- _EXTRACTED DATA_:
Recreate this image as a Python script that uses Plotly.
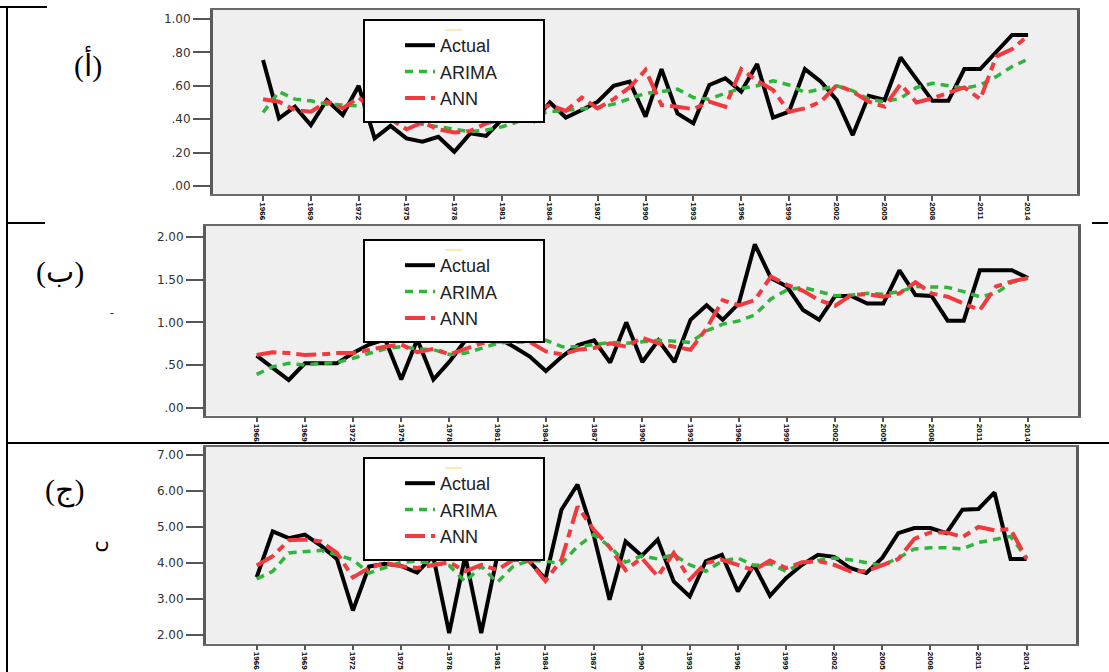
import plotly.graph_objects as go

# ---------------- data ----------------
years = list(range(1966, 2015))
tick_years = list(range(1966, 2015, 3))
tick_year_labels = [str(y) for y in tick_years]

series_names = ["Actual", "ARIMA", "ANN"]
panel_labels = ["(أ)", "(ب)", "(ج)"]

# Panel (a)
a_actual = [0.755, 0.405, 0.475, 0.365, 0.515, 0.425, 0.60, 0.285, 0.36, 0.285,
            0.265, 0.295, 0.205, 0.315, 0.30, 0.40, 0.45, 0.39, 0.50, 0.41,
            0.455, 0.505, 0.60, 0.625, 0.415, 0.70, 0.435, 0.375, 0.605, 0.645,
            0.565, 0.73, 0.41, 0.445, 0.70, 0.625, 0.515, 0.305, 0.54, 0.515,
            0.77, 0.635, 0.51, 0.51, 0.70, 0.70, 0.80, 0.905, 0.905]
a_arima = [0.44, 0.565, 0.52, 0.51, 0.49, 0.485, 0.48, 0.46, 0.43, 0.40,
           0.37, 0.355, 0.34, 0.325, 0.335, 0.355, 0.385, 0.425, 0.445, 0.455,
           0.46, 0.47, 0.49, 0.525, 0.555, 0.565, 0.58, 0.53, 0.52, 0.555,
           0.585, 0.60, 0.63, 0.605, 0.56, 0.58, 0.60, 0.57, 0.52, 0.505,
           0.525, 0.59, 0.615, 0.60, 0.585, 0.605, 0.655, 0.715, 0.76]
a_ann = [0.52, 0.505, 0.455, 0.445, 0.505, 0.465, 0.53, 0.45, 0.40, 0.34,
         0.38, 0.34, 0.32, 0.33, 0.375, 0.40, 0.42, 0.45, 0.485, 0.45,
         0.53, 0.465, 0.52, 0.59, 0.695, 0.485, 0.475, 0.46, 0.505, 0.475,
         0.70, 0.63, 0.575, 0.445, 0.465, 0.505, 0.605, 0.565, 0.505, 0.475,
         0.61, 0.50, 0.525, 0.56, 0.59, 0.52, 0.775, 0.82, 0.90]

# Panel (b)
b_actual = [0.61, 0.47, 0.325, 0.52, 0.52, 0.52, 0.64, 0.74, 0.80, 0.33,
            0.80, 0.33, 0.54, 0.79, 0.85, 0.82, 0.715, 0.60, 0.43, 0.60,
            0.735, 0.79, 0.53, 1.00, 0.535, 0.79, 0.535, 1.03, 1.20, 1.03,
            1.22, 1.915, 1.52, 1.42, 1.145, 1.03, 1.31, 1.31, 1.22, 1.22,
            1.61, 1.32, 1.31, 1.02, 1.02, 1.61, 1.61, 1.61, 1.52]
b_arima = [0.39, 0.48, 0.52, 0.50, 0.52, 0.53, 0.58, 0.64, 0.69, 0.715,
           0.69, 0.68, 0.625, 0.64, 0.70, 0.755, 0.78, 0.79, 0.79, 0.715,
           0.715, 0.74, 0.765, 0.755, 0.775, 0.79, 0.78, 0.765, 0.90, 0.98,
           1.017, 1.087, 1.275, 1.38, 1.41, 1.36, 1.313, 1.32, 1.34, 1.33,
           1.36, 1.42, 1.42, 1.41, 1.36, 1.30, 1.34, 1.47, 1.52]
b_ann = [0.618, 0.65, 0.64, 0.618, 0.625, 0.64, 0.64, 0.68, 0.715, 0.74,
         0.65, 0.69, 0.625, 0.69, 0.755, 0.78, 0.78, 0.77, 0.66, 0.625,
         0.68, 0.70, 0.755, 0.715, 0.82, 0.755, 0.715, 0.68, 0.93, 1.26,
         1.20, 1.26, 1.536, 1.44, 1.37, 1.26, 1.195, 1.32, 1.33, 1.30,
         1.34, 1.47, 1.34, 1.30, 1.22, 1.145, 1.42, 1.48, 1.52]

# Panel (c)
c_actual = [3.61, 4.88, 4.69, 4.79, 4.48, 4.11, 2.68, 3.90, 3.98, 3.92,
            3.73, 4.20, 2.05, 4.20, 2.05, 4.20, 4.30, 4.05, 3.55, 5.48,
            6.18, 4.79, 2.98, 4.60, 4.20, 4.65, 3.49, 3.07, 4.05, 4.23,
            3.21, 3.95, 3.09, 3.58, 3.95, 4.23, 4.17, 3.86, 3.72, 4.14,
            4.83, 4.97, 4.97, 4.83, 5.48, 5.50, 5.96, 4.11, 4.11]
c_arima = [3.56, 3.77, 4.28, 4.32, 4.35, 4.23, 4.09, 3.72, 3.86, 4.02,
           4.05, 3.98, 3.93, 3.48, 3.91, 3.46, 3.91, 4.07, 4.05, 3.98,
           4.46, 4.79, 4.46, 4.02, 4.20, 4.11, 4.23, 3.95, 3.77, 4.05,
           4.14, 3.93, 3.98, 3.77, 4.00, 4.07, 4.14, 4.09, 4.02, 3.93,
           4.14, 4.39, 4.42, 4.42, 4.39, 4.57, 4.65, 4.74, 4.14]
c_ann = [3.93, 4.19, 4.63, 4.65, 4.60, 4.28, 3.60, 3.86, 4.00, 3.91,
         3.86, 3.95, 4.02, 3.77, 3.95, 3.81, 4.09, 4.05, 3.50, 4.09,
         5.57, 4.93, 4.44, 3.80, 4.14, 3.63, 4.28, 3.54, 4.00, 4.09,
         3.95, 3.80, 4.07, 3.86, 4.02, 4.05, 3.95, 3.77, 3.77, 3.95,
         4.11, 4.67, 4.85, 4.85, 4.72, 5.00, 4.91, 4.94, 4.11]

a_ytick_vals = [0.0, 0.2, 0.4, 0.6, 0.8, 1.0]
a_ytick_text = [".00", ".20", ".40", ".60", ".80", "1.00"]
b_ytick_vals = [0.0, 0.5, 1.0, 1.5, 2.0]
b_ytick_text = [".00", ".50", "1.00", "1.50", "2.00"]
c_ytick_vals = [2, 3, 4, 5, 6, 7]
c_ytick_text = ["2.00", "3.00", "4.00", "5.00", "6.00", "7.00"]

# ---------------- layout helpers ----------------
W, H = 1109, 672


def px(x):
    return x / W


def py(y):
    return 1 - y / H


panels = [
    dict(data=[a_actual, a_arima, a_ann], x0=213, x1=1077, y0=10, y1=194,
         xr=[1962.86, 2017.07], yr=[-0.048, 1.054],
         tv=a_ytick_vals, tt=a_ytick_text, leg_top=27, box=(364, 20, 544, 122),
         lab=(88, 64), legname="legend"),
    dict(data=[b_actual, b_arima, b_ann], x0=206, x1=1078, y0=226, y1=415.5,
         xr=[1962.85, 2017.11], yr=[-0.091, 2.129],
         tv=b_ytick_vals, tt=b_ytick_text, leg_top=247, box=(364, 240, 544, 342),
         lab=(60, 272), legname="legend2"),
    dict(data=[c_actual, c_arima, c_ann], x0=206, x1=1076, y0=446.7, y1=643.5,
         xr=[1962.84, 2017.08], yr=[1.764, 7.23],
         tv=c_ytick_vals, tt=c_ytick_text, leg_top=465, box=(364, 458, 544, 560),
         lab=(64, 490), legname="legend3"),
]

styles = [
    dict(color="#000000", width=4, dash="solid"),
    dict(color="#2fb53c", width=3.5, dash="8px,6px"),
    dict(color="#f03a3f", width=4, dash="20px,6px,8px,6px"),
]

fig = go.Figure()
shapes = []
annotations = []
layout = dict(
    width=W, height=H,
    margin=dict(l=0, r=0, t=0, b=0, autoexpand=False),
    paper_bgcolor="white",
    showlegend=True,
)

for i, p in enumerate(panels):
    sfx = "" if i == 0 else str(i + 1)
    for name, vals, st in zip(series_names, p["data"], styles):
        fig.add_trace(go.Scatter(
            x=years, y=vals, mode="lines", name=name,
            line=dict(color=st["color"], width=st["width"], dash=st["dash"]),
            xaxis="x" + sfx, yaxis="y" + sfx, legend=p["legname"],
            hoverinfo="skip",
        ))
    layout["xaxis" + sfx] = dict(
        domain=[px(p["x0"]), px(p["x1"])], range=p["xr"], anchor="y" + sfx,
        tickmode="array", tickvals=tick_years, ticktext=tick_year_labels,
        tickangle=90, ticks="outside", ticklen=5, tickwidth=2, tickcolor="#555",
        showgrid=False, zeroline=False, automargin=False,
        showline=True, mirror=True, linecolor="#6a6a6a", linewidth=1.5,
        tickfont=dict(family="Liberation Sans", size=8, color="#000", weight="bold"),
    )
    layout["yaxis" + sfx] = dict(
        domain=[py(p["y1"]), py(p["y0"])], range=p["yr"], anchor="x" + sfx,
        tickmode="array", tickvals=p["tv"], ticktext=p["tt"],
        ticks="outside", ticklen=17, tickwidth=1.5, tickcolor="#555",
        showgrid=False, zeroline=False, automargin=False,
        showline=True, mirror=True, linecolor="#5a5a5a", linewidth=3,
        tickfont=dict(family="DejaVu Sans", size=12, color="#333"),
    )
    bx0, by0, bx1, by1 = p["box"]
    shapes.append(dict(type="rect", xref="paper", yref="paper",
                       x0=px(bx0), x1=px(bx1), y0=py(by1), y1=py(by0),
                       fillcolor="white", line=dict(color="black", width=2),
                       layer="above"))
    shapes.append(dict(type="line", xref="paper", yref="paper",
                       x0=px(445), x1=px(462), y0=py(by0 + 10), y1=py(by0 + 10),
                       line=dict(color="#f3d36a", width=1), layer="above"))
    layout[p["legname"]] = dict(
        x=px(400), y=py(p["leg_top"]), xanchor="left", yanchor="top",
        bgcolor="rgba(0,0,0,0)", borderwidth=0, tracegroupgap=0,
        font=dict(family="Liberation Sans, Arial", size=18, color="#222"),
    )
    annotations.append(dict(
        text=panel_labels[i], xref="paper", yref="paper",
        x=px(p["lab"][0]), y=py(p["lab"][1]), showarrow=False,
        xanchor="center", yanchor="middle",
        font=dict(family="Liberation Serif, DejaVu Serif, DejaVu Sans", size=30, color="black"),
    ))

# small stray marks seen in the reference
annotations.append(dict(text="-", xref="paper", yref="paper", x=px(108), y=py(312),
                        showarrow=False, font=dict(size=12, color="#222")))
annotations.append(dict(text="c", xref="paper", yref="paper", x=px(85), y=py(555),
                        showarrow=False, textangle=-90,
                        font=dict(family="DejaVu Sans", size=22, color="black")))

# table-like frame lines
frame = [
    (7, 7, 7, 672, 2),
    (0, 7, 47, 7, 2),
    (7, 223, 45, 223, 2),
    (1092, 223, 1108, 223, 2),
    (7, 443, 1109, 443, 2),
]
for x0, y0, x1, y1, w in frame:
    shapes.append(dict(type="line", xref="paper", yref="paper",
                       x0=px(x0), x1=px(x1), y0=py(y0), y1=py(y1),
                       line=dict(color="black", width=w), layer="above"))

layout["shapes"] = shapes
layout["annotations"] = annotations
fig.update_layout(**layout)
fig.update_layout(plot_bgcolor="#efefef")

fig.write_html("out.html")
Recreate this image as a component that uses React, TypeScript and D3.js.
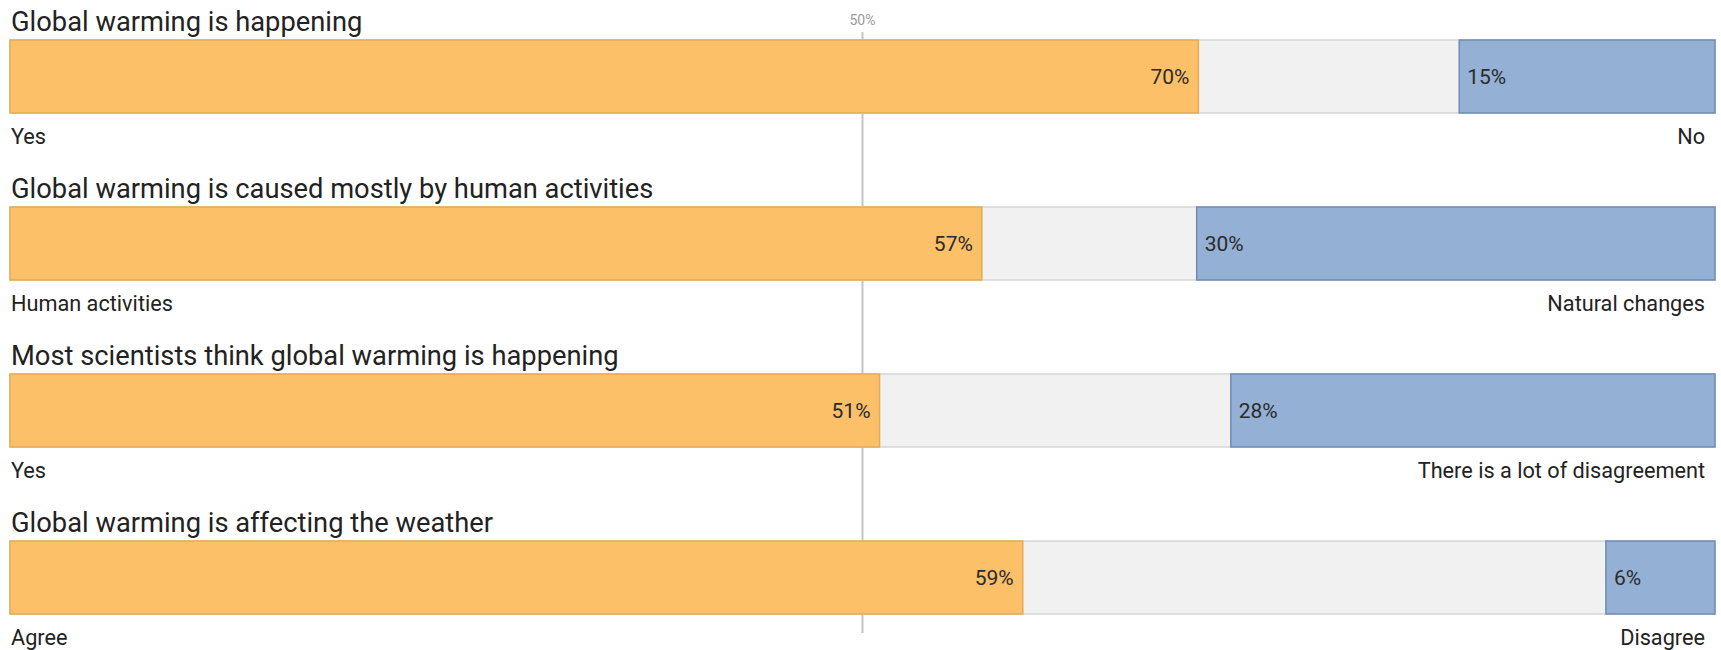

- _WRITTEN TASK_: Repeat the lines above, starting at the first and stopping after the line that holds "tick_year_labels = [str(y)", with the pictures left out.

- _EXPECTED OUTPUT_:
Recreate this image as a Python script that uses Plotly.
import plotly.graph_objects as go

# ---------------- data ----------------
years = list(range(1966, 2015))
tick_years = list(range(1966, 2015, 3))
tick_year_labels = [str(y) for y in tick_years]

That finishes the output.